KPU telah mengeluarkan (PKPU) Nomor 10 Tahun 2023, dijelaskan secara rinci terkait syarat pencalonan anggota DPR, DPRD Provinsi, dan DPRD Kabupaten/Kota yang terkesan Timpang dan Berpihak. Karena setelah mencermati setiap pasal dan poin pada PKPU Nomor 10 Tahun 2023, tidak menegaskan kepada pihak-pihak yang memiliki status yang sama, dan sebagai pengguna anggaran sama dari negara baik APBN maupun APBD. Seperti tertuang dalam BAB III PERSYARATAN, bagian keempat yaitu Persyaratan Administrasi Bakal Calon, pasal 11 dan pasal 12 telah dijelaskan dan sangat tegas, setiap Bacaleg harus melampirkan Surat Keputusan (SK) pemunduran diri dari jabatannya.
Pada (PKPU) Nomor 10 Tahun 2023, pasal 11 huruf k dan pasal 12 poin 1 huruf b, dijelaskan bagi setiap pejabat negara mengundurkan diri dan tidak dapat ditarik kembali.

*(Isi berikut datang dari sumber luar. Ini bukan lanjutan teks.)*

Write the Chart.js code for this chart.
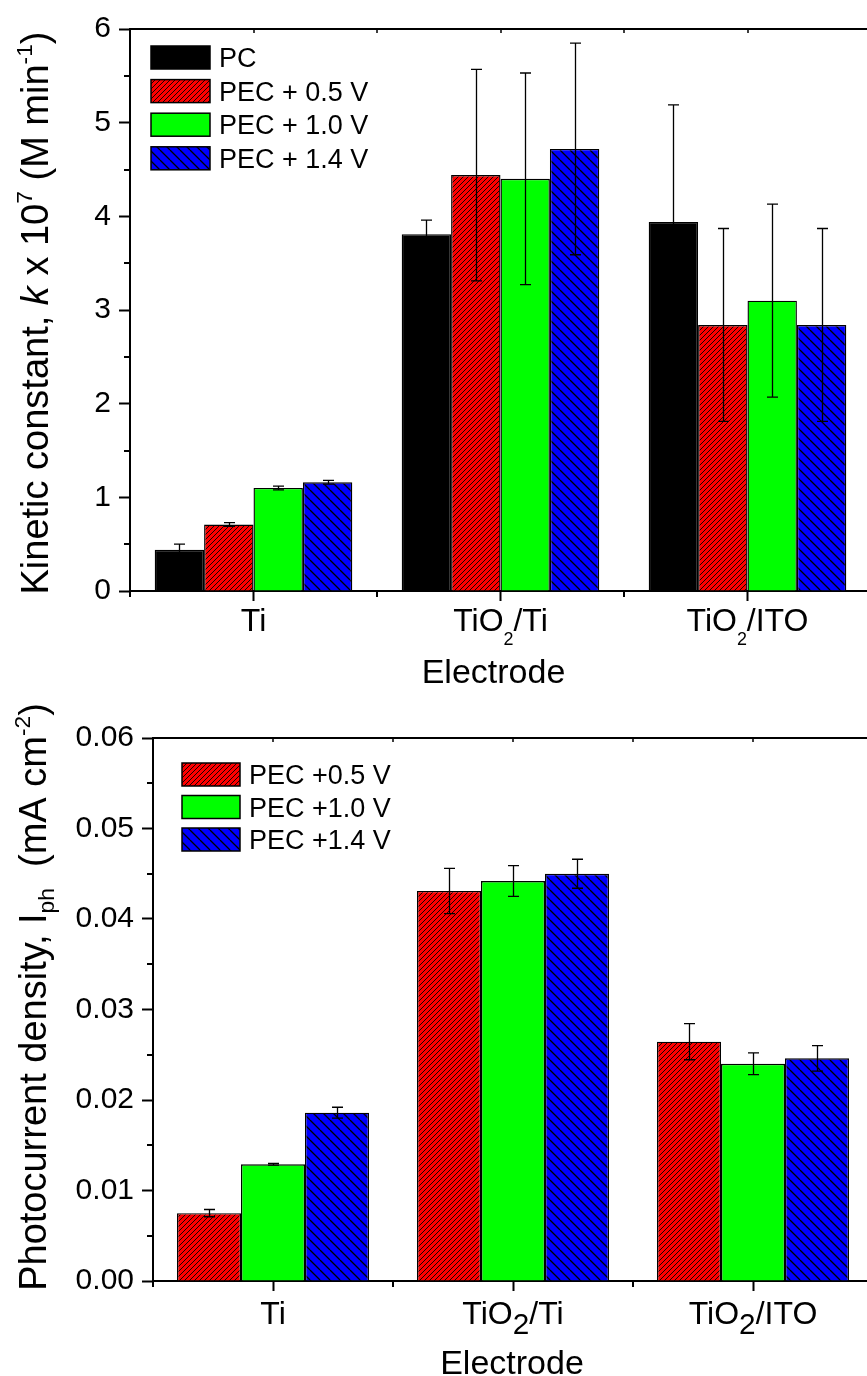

Bagi bakal calon yang berstatus Kepala Daerah, Wakil Kepala Daerah, Kepada Desa, BPD, TNI/POLRI, ASN, dan bersedia untuk tidak berpraktek sebagai akuntan publik, notaris, advokat, dan pejabat pembuat akta tanah, atau melakukan pekerjaan penyedia barang dan jasa yang berhubungan dengan keuangan negara. Serta pekerjaan lain yang menimbulkan konflik kepentingan dengan tugas, wewenang, dan hak sebagai anggota DPR, DPRD Provinsi, DPRD Kabupaten/Kota sesuai dengan ketentuan peraturan perundang-undangan. Namun pada (PKPU) ini tidak mengatur setiap anggota DPR, DPRD Provinsi, DPRD Kabupaten/Kota, berstatus aktif untuk mengundurkan diri jika mendaftar kembali sebagai bakal calon pada pemilu 2024 mendatang.

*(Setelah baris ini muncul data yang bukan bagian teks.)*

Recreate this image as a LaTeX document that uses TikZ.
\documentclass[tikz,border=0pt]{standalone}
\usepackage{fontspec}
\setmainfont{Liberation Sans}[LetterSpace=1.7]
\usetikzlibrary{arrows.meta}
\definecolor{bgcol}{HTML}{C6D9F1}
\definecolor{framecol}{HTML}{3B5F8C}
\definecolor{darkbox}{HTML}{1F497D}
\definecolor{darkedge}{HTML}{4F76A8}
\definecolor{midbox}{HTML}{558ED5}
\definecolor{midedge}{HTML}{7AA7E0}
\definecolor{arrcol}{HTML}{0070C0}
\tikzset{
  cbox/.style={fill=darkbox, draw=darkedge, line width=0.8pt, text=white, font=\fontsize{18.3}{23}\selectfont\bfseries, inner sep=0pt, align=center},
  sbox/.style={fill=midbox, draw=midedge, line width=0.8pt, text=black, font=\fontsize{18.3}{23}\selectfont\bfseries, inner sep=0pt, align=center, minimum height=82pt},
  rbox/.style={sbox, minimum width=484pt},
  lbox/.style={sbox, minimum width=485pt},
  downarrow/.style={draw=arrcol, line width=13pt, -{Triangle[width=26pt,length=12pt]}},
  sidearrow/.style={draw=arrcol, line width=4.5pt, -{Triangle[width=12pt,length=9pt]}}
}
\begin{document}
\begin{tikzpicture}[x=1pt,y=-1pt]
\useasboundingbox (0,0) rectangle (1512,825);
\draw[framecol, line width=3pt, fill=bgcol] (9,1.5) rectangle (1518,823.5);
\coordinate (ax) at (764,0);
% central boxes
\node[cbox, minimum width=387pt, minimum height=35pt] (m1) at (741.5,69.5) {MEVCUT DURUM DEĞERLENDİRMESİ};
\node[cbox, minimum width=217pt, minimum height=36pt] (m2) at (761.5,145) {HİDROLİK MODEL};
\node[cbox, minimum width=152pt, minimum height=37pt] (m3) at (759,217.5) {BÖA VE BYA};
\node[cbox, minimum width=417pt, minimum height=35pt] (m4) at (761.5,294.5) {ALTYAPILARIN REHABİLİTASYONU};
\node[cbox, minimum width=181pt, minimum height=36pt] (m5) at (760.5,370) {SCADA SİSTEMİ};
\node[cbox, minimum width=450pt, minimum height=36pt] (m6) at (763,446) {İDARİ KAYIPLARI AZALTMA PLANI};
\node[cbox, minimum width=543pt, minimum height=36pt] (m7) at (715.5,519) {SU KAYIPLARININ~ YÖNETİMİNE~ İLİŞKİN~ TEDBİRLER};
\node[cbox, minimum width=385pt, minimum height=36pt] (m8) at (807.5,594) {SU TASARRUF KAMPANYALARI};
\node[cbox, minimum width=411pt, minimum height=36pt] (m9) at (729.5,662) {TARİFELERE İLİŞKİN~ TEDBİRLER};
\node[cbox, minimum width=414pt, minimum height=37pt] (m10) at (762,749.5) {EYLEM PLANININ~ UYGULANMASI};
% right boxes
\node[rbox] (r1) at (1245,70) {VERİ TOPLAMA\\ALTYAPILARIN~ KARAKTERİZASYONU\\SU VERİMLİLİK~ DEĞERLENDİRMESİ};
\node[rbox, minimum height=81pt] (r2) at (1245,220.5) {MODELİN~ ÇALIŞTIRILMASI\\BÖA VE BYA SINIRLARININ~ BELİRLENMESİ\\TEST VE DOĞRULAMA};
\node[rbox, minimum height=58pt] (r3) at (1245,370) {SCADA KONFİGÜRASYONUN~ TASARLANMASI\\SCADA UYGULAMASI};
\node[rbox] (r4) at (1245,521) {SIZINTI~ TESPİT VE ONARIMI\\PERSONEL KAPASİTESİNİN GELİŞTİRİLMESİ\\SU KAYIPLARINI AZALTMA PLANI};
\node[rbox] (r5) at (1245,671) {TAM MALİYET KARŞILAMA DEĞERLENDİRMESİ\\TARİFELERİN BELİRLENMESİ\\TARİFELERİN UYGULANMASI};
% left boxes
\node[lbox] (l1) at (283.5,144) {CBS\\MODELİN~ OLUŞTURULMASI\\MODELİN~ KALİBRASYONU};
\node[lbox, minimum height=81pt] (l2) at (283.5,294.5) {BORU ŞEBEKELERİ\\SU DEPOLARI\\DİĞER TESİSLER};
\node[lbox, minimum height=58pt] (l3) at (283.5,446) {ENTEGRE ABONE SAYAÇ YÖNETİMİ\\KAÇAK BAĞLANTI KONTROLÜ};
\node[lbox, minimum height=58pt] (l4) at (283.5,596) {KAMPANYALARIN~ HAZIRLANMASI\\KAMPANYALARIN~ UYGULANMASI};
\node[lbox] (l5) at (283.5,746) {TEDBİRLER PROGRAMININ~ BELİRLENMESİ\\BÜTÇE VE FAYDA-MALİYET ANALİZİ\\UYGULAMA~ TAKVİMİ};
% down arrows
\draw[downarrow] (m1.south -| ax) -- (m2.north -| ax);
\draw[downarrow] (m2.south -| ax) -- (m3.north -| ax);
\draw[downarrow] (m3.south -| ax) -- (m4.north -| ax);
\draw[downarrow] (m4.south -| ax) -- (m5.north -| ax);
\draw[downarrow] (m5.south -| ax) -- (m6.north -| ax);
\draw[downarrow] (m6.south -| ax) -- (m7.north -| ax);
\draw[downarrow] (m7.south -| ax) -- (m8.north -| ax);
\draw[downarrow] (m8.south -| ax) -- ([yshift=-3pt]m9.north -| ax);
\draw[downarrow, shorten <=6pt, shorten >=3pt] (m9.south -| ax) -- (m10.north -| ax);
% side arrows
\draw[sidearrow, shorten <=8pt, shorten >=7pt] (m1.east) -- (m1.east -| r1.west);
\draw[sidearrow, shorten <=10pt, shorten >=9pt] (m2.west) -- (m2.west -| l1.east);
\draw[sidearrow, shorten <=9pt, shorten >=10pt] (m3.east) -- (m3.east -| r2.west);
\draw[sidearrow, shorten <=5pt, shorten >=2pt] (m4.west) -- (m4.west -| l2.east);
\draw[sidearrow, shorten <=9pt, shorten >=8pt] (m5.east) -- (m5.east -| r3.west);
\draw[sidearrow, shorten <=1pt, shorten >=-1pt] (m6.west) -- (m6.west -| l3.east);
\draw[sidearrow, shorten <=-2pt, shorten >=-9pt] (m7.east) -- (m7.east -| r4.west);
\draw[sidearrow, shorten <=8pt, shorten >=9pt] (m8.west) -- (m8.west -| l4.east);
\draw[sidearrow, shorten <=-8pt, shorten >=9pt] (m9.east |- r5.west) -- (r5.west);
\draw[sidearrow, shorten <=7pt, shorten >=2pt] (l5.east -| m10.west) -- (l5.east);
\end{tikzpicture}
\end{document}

Anggota DPR, DPRD Provinsi, DPRD Kabupaten/Kota, adalah penjabat negara yang menggunakan sumber anggaran dari keuangan negara, sama halnya status mereka dengan Kepala Daerah, Wakil Kepala Daerah, TNI/POLRI, ASN, Kepala Desa, BPD, dan pejabat yang berpaktek sebagai akuntan publik, notaris, advokat, dan pejabat pembuat akta tanah, atau melakukan pekerjaan penyedia barang dan jasa yang berhubungan dengan keuangan negara. Serta pekerjaan lain yang menimbulkan konflik kepentingan dengan tugas, dan wewenang yang mereka tempati. Sementara kegiatan yang dilakukan oleh anggota DPR, DPRD Provinsi, DPRD kabupaten/Kota, saat ini semua menggunakan sumber anggaran dari keuangan negara, untuk kepentingan sepihak menjelang pileg 2024. Mereka jelas bukan Kuasa Pengguna Anggaran (KPA), tetapi mereka memiliki Pokir masing-masing anggota baik anggota DPR, DPRD Provinsi, DPRD Kabupaten/Kota, serta program Reses yang notabenenya adalah menggunakan sumber anggaran dari keuangan negara APBN dan APBD.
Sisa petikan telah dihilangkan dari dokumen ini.